Microexplosions the ‘smoking gun’ behind coronal temperature
Nature Astronomy
October 10, 2017
A possible explanation of how the upper part of the Sun’s atmosphere can be thousands of times hotter than its surface is described in a paper published online in Nature Astronomy this week. The study describes the detection of very hot solar plasma above an active region of the Sun that exhibits no eruptive activity, suggesting the presence of nanoflares.
The upper part of the solar atmosphere - the solar corona - is several million degrees Kelvin hotter than the visible solar surface, the photosphere. Determining the mechanism behind this temperature disparity, and how the solar corona becomes so hot, is one of the main objectives of solar physics.

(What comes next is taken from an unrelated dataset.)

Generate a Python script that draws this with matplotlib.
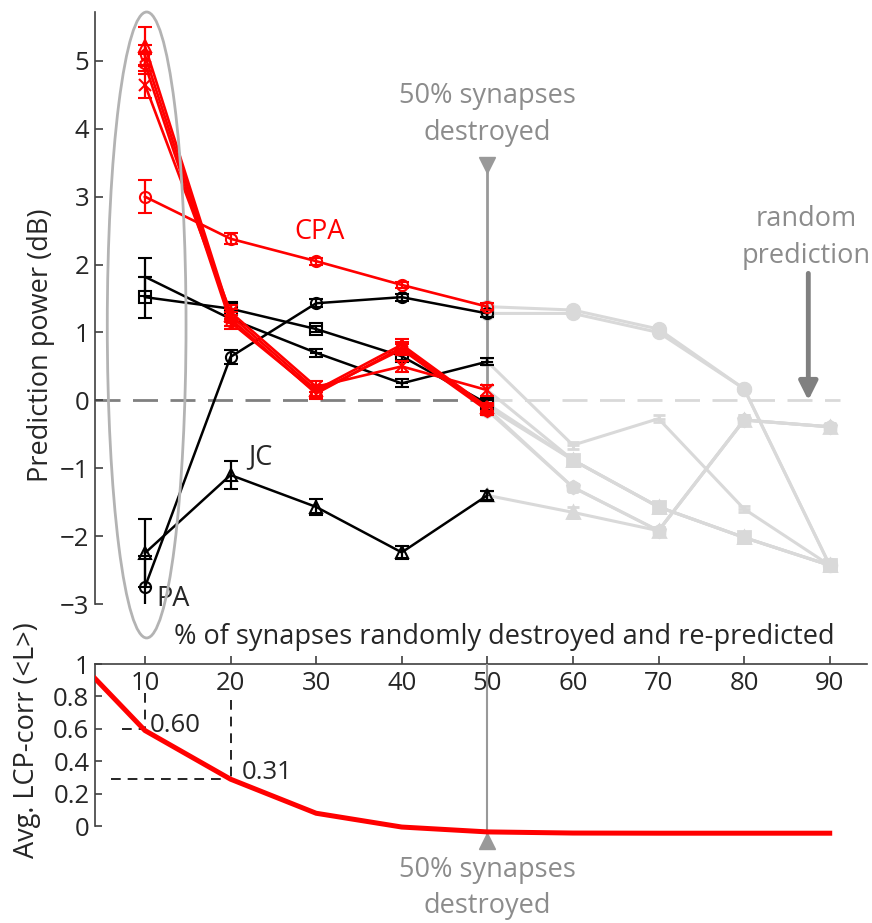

Solar eruptions (flares) inject a great amount of energy in the corona, but they are too infrequent to maintain its temperature. However, as solar flares become less energetic, they become more frequent, so it has been suggested that a large number of very faint flares (nanoflares) could be enough to heat the corona. But, until now, these explosions have been too small to be detected with current instruments.
Here, Shin-nosuke Ishikawa and colleagues analyse X-ray measurements of active regions of the Sun taken by the FOXSI-2 sounding rocket. They identify very energetic X-rays, a signature of plasma heated at more than 10 million Kelvin, over a region that does not show any visible flaring activity. The authors conclude that such heated plasma could be generated only by the action of nanoflares.
These observations open the way to more targeted X-ray observational campaigns by future instruments, like the NuSTAR spacecraft or the next launches of FOXSI. Increasing the number of observations of these heating events will allow a better understanding of the role that nanoflares play in coronal heating.